# [Information supplied]
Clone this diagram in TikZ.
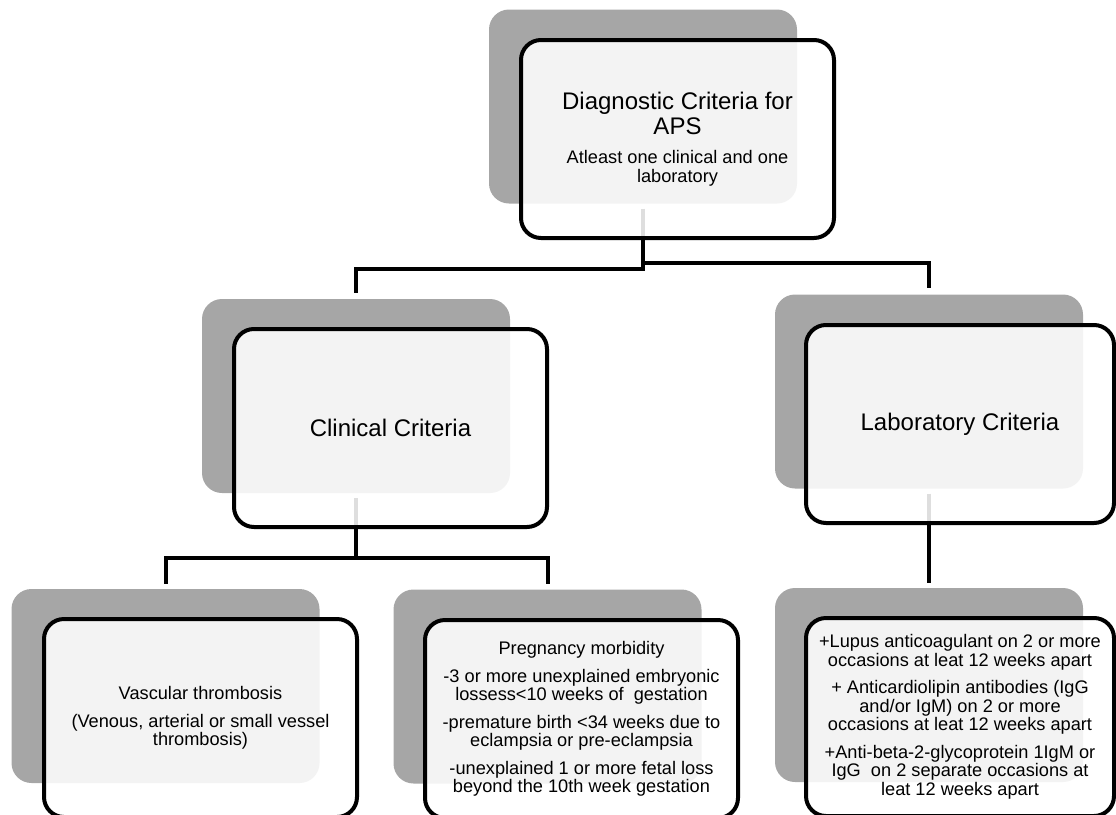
\documentclass[tikz,border=0pt]{standalone}
\usepackage{fontspec}
\setmainfont{Liberation Sans}
\usetikzlibrary{calc}
\definecolor{shade}{HTML}{A6A6A6}
\newcommand{\TitleFont}{\fontsize{24}{25}\selectfont}
\newcommand{\BodyFont}{\fontsize{18.2}{18.5}\selectfont}
\newcommand{\pgap}{\par\vspace{9pt}}
\tikzset{
 back/.style={rectangle, rounded corners=20pt, fill=shade, minimum width=308pt, minimum height=194pt, inner sep=0pt},
 front/.style={rectangle, rounded corners=20pt, draw=black, line width=4pt, fill=white, fill opacity=0.87, draw opacity=1, text opacity=1, minimum width=313pt, minimum height=198pt, inner sep=0pt, text width=306pt, align=flush center},
 conn/.style={draw=black, line width=4pt},
}
\begin{document}
\begin{tikzpicture}[x=1pt,y=-1pt]
\useasboundingbox (0,0) rectangle (1116,814);
\clip (0,0) rectangle (1116,814);
% background shadow boxes
\node[back] (g1) at (643,106.5) {};
\node[back] (g2) at (356,396) {};
\node[back] (g3) at (929,391.5) {};
\node[back] (g4) at (165.5,686) {};
\node[back] (g5) at (547.5,686.5) {};
\node[back] (g6) at (929,685) {};
% connectors
\draw[conn] ($(g1.south)+(0,5)$) -- ++(0,60) -| ($(g2.north)+(0,-6)$);
\draw[conn] ($(g1.south)+(0,59.5)$) -| ($(g3.north)+(0,-6)$);
\draw[conn] ($(g2.south)+(0,5)$) -- ++(0,60) -| ($(g4.north)+(0,-5)$);
\draw[conn] ($(g2.south)+(0,65)$) -| ($(g5.north)+(0,-5)$);
\draw[conn] ($(g3.south)+(0,5)$) -- ($(g6.north)+(0,-5)$);
% front boxes
\node[front] (w1) at (677.5,139) {\TitleFont Diagnostic Criteria for\\APS\par\vspace{11pt}\BodyFont Atleast one clinical and one\\laboratory\par};
\node[front] (w2) at (390.5,428) {\TitleFont Clinical Criteria\par};
\node[front, minimum width=308pt] (w3) at (960,424) {\TitleFont Laboratory Criteria\par};
\node[front] (w4) at (200.5,718) {\BodyFont Vascular thrombosis\pgap (Venous, arterial or small vessel\\thrombosis)\par};
\node[front] (w5) at (581.5,719) {\BodyFont Pregnancy morbidity\pgap -3 or more unexplained embryonic\\lossess<10 weeks of\ \ gestation\pgap -premature birth <34 weeks due to\\eclampsia or pre-eclampsia\pgap -unexplained 1 or more fetal loss\\beyond the 10th week gestation\par};
\node[front, minimum width=308pt] (w6) at (960,717) {\BodyFont +Lupus anticoagulant on 2 or more\\occasions at leat 12 weeks apart\pgap + Anticardiolipin antibodies (IgG\\and/or IgM) on 2 or more\\occasions at leat 12 weeks apart\pgap +Anti-beta-2-glycoprotein 1IgM or\\IgG\ \ on 2 separate occasions at\\leat 12 weeks apart\par};
\end{tikzpicture}
\end{document}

# [Short task]
Restate the data above word for word. Do not include the images.

# [Exercise result]
Clone this diagram in TikZ.
\documentclass[tikz,border=0pt]{standalone}
\usepackage{fontspec}
\setmainfont{Liberation Sans}
\usetikzlibrary{calc}
\definecolor{shade}{HTML}{A6A6A6}
\newcommand{\TitleFont}{\fontsize{24}{25}\selectfont}
\newcommand{\BodyFont}{\fontsize{18.2}{18.5}\selectfont}
\newcommand{\pgap}{\par\vspace{9pt}}
\tikzset{
 back/.style={rectangle, rounded corners=20pt, fill=shade, minimum width=308pt, minimum height=194pt, inner sep=0pt},
 front/.style={rectangle, rounded corners=20pt, draw=black, line width=4pt, fill=white, fill opacity=0.87, draw opacity=1, text opacity=1, minimum width=313pt, minimum height=198pt, inner sep=0pt, text width=306pt, align=flush center},
 conn/.style={draw=black, line width=4pt},
}
\begin{document}
\begin{tikzpicture}[x=1pt,y=-1pt]
\useasboundingbox (0,0) rectangle (1116,814);
\clip (0,0) rectangle (1116,814);
% background shadow boxes
\node[back] (g1) at (643,106.5) {};
\node[back] (g2) at (356,396) {};
\node[back] (g3) at (929,391.5) {};
\node[back] (g4) at (165.5,686) {};
\node[back] (g5) at (547.5,686.5) {};
\node[back] (g6) at (929,685) {};
% connectors
\draw[conn] ($(g1.south)+(0,5)$) -- ++(0,60) -| ($(g2.north)+(0,-6)$);
\draw[conn] ($(g1.south)+(0,59.5)$) -| ($(g3.north)+(0,-6)$);
\draw[conn] ($(g2.south)+(0,5)$) -- ++(0,60) -| ($(g4.north)+(0,-5)$);
\draw[conn] ($(g2.south)+(0,65)$) -| ($(g5.north)+(0,-5)$);
\draw[conn] ($(g3.south)+(0,5)$) -- ($(g6.north)+(0,-5)$);
% front boxes
\node[front] (w1) at (677.5,139) {\TitleFont Diagnostic Criteria for\\APS\par\vspace{11pt}\BodyFont Atleast one clinical and one\\laboratory\par};
\node[front] (w2) at (390.5,428) {\TitleFont Clinical Criteria\par};
\node[front, minimum width=308pt] (w3) at (960,424) {\TitleFont Laboratory Criteria\par};
\node[front] (w4) at (200.5,718) {\BodyFont Vascular thrombosis\pgap (Venous, arterial or small vessel\\thrombosis)\par};
\node[front] (w5) at (581.5,719) {\BodyFont Pregnancy morbidity\pgap -3 or more unexplained embryonic\\lossess<10 weeks of\ \ gestation\pgap -premature birth <34 weeks due to\\eclampsia or pre-eclampsia\pgap -unexplained 1 or more fetal loss\\beyond the 10th week gestation\par};
\node[front, minimum width=308pt] (w6) at (960,717) {\BodyFont +Lupus anticoagulant on 2 or more\\occasions at leat 12 weeks apart\pgap + Anticardiolipin antibodies (IgG\\and/or IgM) on 2 or more\\occasions at leat 12 weeks apart\pgap +Anti-beta-2-glycoprotein 1IgM or\\IgG\ \ on 2 separate occasions at\\leat 12 weeks apart\par};
\end{tikzpicture}
\end{document}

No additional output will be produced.